Abro la tapa y quiero morir. En el escalafón culinario en la vida de un ser humano el top siempre es la comida de mamá o de la abuela, un buen restaurante, jamón serrano, comida basura adecuada a la resaca, el menu del día, la cantina del curro, la comida del colegio, el club de tuper, el sandwich de gasolinera plastificado, los restos de la nevera y después, mucho después, mucho más abajo está la comida de hospital.
La comida de hospital no es que esté mala, no es que te de ganas de vomitar, no es que prefieras comerte las uñas antes, no es que sea incomible...es que la ves y lloras.
En mi bandeja hay sopa y pollo que parece pájaro.
Lloro muchísimo mientras lo pruebo con cuidado. Descubro que las dos cosas saben exactamente igual, saben a nada. Lloro más.

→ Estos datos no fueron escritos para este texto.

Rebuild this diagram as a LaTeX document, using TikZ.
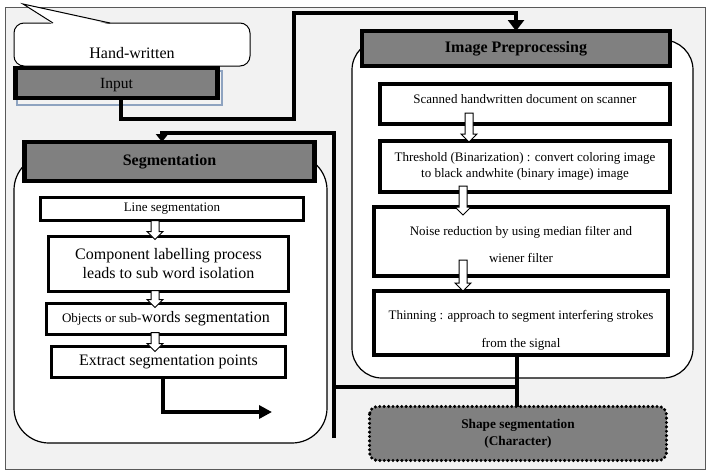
\documentclass[tikz,border=0pt]{standalone}
\usepackage{fontspec}
\setmainfont{Liberation Serif}
\usetikzlibrary{arrows.meta,calc}
\definecolor{bggray}{HTML}{F2F2F2}
\definecolor{hdrgray}{HTML}{808080}
\definecolor{shadowblue}{HTML}{8EA3C0}
\newcommand\fsz[2]{\fontsize{#1}{#2}\selectfont}
\newcommand\hollowarr[5]{%
  \coordinate (hx) at (#1,0);
  \draw[hollow] ($(hx |- #2.south)+(-4,-#4)$) -- ($(hx |- #3.north)+(-4,#5-8)$) -- ++(-4,0)
    -- ($(hx |- #3.north)+(0,#5)$) -- ++(8,-8) -- ++(-4,0) -- ($(hx |- #2.south)+(4,-#4)$) -- cycle;}
\begin{document}
\begin{tikzpicture}[x=1pt,y=-1pt,
  every node/.style={inner sep=0pt,outer sep=0pt,align=center},
  stepbox/.style={draw,line width=3.5pt,fill=white},
  hdrbox/.style={draw,line width=4.5pt,fill=hdrgray},
  bigbox/.style={draw,line width=1.2pt,fill=white},
  conn/.style={line width=4pt},
  hollow/.style={draw,fill=white,line width=1pt,line join=miter}
]
\useasboundingbox (0,0) rectangle (709,472);
\fill[white] (0,0) rectangle (709,472);
\draw[fill=bggray,draw=black!65,line width=1pt] (5,7) rectangle (705,469);

% big rounded containers
\node[bigbox,rounded corners=30pt,minimum width=341pt,minimum height=338pt] (prebig) at (522.5,209) {};
\node[bigbox,rounded corners=35pt,minimum width=313pt,minimum height=288pt] (segbig) at (170.5,299) {};

% callout
\node[draw,fill=white,line width=1pt,rounded corners=10pt,minimum width=236pt,minimum height=43pt,
  text height=28pt,font=\fsz{16}{19}] (hw) at (132,44.5) {Hand-written};
\coordinate (tipA) at ($(hw.north west)+(39,0)$);
\coordinate (tipB) at ($(hw.north west)+(96,0)$);
\coordinate (tipT) at (23,4);
\fill[white] ($(tipA)+(0,1.5)$) -- (tipT) -- ($(tipB)+(0,1.5)$) -- cycle;
\draw[line width=1pt] (tipA) -- (tipT) -- (tipB);

% input
\draw[shadowblue,line width=1.2pt] (17,71) rectangle (222,105);
\node[hdrbox,minimum width=202pt,minimum height=30pt,text height=14pt,font=\fsz{15.5}{18}] (inp) at (116.5,83) {Input};

% headers
\node[hdrbox,minimum width=308pt,minimum height=35pt,font=\bfseries\fsz{16}{19}] (pre) at (516,48.5) {Image Preprocessing};
\node[hdrbox,minimum width=290pt,minimum height=39pt,font=\bfseries\fsz{16}{19}] (seg) at (169.5,161.5) {Segmentation};

% right column steps
\node[stepbox,minimum width=290pt,minimum height=40pt,text depth=11pt,font=\fsz{13}{16}] (r1) at (525,104)
  {Scanned handwritten document on scanner};
\node[stepbox,minimum width=290pt,minimum height=51pt,font=\fsz{13}{16.5}] (r2) at (525,166.5)
  {Threshold (Binarization) : convert coloring image\\to black andwhite (binary image) image};
\node[stepbox,minimum width=294pt,minimum height=69pt,font=\fsz{13}{16}] (r3) at (521,241.5)
  {\rule{0pt}{15pt}Noise reduction by using median filter and\\[11pt]wiener filter};
\node[stepbox,minimum width=294pt,minimum height=64pt,font=\fsz{13}{16}] (r4) at (521,323)
  {\rule{0pt}{23pt}Thinning : approach to segment interfering strokes\\[12pt]from the signal};

% left column steps
\node[stepbox,minimum width=263pt,minimum height=23pt,font=\fsz{13}{16}] (l1) at (172,209) {Line segmentation};
\node[stepbox,minimum width=240pt,minimum height=55pt,font=\fsz{16}{19}] (l2) at (168.5,264)
  {Component labelling process\\leads to sub word isolation};
\node[stepbox,minimum width=239pt,minimum height=31pt] (l3) at (166,319)
  {{\fsz{13}{16}Objects or sub-}{\fsz{16}{19}words segmentation}};
\node[stepbox,minimum width=234pt,minimum height=31pt,font=\fsz{16}{19}] (l4) at (168.5,362) {Extract segmentation points};

% hollow arrows
\hollowarr{469}{r1}{r2}{11}{1}
\hollowarr{463}{r2}{r3}{6}{8}
\hollowarr{463}{r3}{r4}{16}{0}
\hollowarr{155}{l1}{l2}{0}{3}
\hollowarr{155}{l2}{l3}{1}{4}
\hollowarr{155}{l3}{l4}{2}{5}

% shape segmentation
\node[fill=hdrgray,rounded corners=8pt,minimum width=297pt,minimum height=54pt,
  font=\bfseries\fsz{13.3}{17}] (sh) at (518,433.5) {Shape segmentation\\(Character)};
\draw[black,rounded corners=8pt,dash pattern=on 0pt off 4.4pt,line cap=round,line width=3.4pt]
  (sh.north west) rectangle (sh.south east);

% connectors
\draw[conn,-{Triangle[length=11pt,width=16pt]}] ($(inp.south)+(4.5,0)$) -- ++(0,21) -| (294,13) -| (pre.north);
\coordinate (jb) at (334,438);
\coordinate (jt) at (334,133);
\coordinate (jm) at (334,387);
\draw[conn,-{Triangle[length=8pt,width=12pt]}] (jb) -- (jt) -| ($(seg.north)+(-7.5,0)$);
\coordinate (r4s) at ($(r4.south)+(-4,0)$);
\draw[conn] (r4s) -- (r4s |- sh.north);
\draw[conn] (jm) -- (jm -| r4s);
\coordinate (xend) at (272,412);
\draw[conn,-{Triangle[length=13pt,width=13pt]}] ($(l4.south)+(-5.5,0)$) |- (xend);
\end{tikzpicture}
\end{document}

Tengo que pasear. Salgo al pasillo sin saber cómo va a ser, ni hacia donde tengo que ir. Camino hacia la derecha al salir de mi habitación, y llego a una sala con máquinas y unos grandes ventanales. Me acerco y miro fuera. Son las afueras de Madrid, jardines y edificios nuevos. Urbanizaciones con zonas comunes y piscina. Lo pienso y estoy en pijama, fuera de mi vida mientras ahí fuera la gente sigue viviendo como si no pasara nada. Tengo absurdas ganas de llorar. Mierda de sensibilidad postoperatoria...no es más que una raja en la tripa.
Me he agotado con el paseo. Vuelvo arrastrando las chanclas mientras pienso que ni siquiera se que temperatura hace fuera, no sé si hace más calor que ayer o menos, si sopla viento o si se ven nubes a lo lejos. Llego a mi habitación y miro el número...F303. De repente esa habitación donde no soy yo..es “casa”.
Salgo de allí 30 horas después arrastrando las chanclas y acompañada de Pobrehermano Mayor.
-Joder Moli, este hospital es como un aeropuerto, vamos a tener que andar un poco hasta el coche. - Yo no tengo prisa y no me hagas reír.
Un millón de gracias a todos los trabajadores del “aeropuerto”.